Everyone wants a high-yielding, diversified investment, particularly if the risk/reward balance is favourable. But how hard are you willing to look? You may not have to cross the oceans to find these opportunities, but to consider the ships that sail on them.

As is almost always the case with something that is ‘new’, shipping is often treated with circumspection at first, and there’s certainly no shortage of people who think it might be a ‘bad thing’ because grandpa lost his shirt in a shipping venture, or because ‘Somali pirates rule the waves’. Sink a little deeper, however, and you will find many attractive features.

At an estimated value of $2-3trn, the shipping market is enormous, highly regulated, and multi-dimensional. There are a number of different sectors in the shipping market, each of which has its own fundamental demand and supply drivers and therefore individual cycle. You wouldn’t say banking was a ‘good’ or ‘bad’ business, and the same mistake should be avoided with shipping. The three main generic sectors, bulkcarriers, tankers and containerships offer best risk/return trade-offs as they are the most liquid and transparent. Given the different characteristics of each sector, investment strategies can be structured to meet a variety of risk/return profiles and investment horizons.

There are a number of ways to invest in shipping, such as buying shares in quoted shipping companies, but by the best way by far is to invest directly by owning, physically operating and chartering individual vessels. So, what is it about direct shipping investment that should float your boat?

Portfolio diversification

Shipping returns are not closely correlated with those of equities and commodities, have no correlation with bonds and operate on a different cycle to other real assets such as real estate.

Income generation

Ships generate income. The level of yield depends on the sector of the market in which one chooses to invest and the type of investment strategy followed, but historical average annual cash yields (in the bulkcarrier sector) have typically been in the teens.

Inflation hedge

Historical returns on direct shipping investments have far exceeded inflation as input costs for shipbuilding (such as labour, steel and other materials) have inbuilt inflationary pressures.

Liquidity

The generic sectors of the shipping market have a high volume of transactions, providing transparent and reliable valuation data. The sales volume of dry cargo ships is twice that of UK residential real estate, for example. People are often surprised to find that ships can be bought and sold in a day, a characteristic not shared by many other real assets.

Of course, no discussion of shipping is complete without reference to the cyclicality of the market.

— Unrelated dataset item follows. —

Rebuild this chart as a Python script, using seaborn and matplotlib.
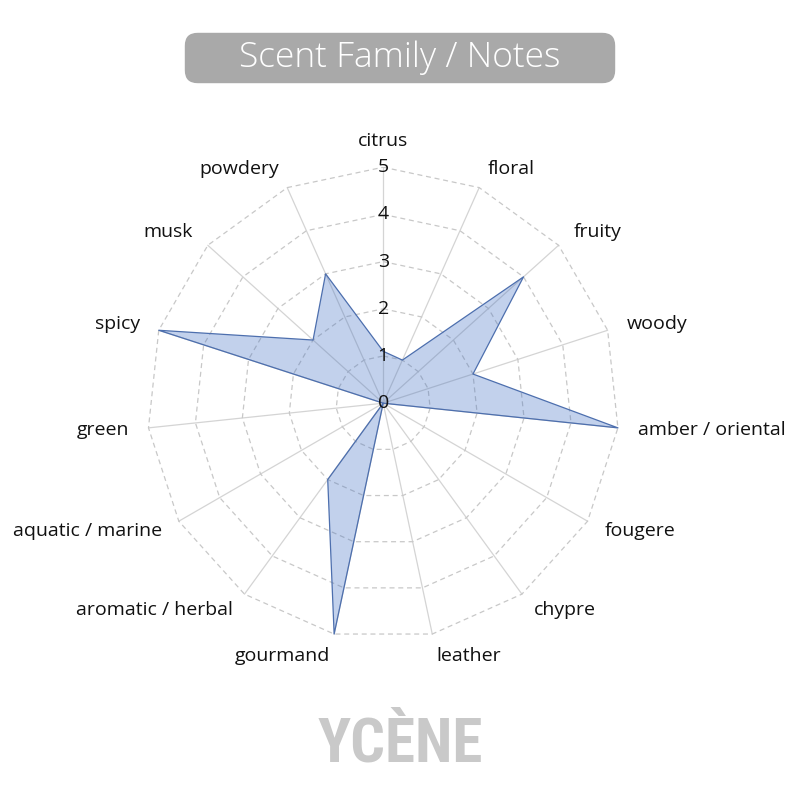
import numpy as np
import matplotlib
matplotlib.use("Agg")
import matplotlib.pyplot as plt
import seaborn as sns
from matplotlib.patches import FancyBboxPatch

categories = ["citrus", "floral", "fruity", "woody", "amber / oriental", "fougere",
              "chypre", "leather", "gourmand", "aromatic / herbal", "aquatic / marine",
              "green", "spicy", "musk", "powdery"]
scores = [1.1, 1, 4, 2, 5, 0, 0, 0, 5, 2, 0, 0, 5, 2, 3]
levels = [0, 1, 2, 3, 4, 5]

sns.set_theme(style="white")
plt.rcParams['font.family'] = ['Open Sans', 'DejaVu Sans']

fig = plt.figure(figsize=(8, 8), dpi=100)
fig.patch.set_facecolor("white")
ax = fig.add_axes([0.184, 0.201, 0.59, 0.59])
ax.set_aspect("equal")
ax.set_xlim(-5, 5)
ax.set_ylim(-5, 5)
ax.axis("off")

n = len(categories)
angles = np.pi / 2 - np.arange(n) * 2 * np.pi / n
cos_a, sin_a = np.cos(angles), np.sin(angles)

# spokes
for c, s in zip(cos_a, sin_a):
    ax.plot([0, 5 * c], [0, 5 * s], color="#d4d4d4", lw=0.9, zorder=1)

# dashed polygon rings
for lv in levels[1:]:
    xs = np.append(lv * cos_a, lv * cos_a[0])
    ys = np.append(lv * sin_a, lv * sin_a[0])
    ax.plot(xs, ys, color="#c8c8c8", lw=0.9, ls=(0, (4, 3)), zorder=1)

# data polygon
vals = np.array(scores, dtype=float)
px = np.append(vals * cos_a, vals[0] * cos_a[0])
py = np.append(vals * sin_a, vals[0] * sin_a[0])
ax.fill(px, py, color="#4472C4", alpha=0.32, lw=0, zorder=2)
sns.lineplot(x=px, y=py, sort=False, estimator=None, color="#4d6fae", lw=0.9, ax=ax, zorder=3)

# radial tick labels
for lv in levels:
    ax.text(0, lv, str(lv), ha="center", va="center", fontsize=14, color="#111111", zorder=4)

# category labels
for lab, c, s in zip(categories, cos_a, sin_a):
    r = 5.55 if s > 0.95 else 5.42
    if abs(c) < 0.05:
        ha = "center"
    elif c > 0:
        ha = "left"
    else:
        ha = "right"
    dy = -0.05 if s < -0.9 else 0
    ax.text(r * c, r * s + dy, lab, ha=ha, va="center", fontsize=14, color="#111111")

# title box
box = FancyBboxPatch((0.231, 0.896), 0.538, 0.063, boxstyle="round,pad=0,rounding_size=0.016",
                     transform=fig.transFigure, facecolor="#a9a9a9", edgecolor="none")
fig.patches.append(box)
fig.text(0.5, 0.928, "Scent Family / Notes", ha="center", va="center",
         fontsize=25.5, fontweight="light", color="white")

fig.text(0.5, 0.07, "YCÈNE", ha="center", va="center", fontsize=44, fontweight="bold",
         fontstretch="condensed", color="#c9c9c9",
         family=["Roboto Condensed", "DejaVu Sans"])

fig.savefig("out.png", dpi=100, facecolor="white")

It is true that the shipping market is cyclical but it is not ‘boom and bust’ and as mentioned above, each sector has its own cycle and these do not all move in tandem. Unlike many other asset classes, the shipping market is driven by fundamental demand and supply factors as opposed to external influences such as government monetary policy.

It is also important to distinguish between the volatility that is often reported in the spot freight market (usually through the much-misunderstood Baltic Dry Index) and the volatility of shipping investment returns which are dependent on the strategy pursued. In a strategy where the largest contribution to return is expected to come from capital appreciation, volatility is a necessary component for this to be achieved. In other strategies that are based on long term deals which generate a fixed annual coupon, the volatility of returns is expected to be relatively low.  As is the case in many other asset classes, good active management can mitigate many of the risks associated with the market cyclicality. Right now, markets are weak and ship prices are cheap. It may be time to jump onboard!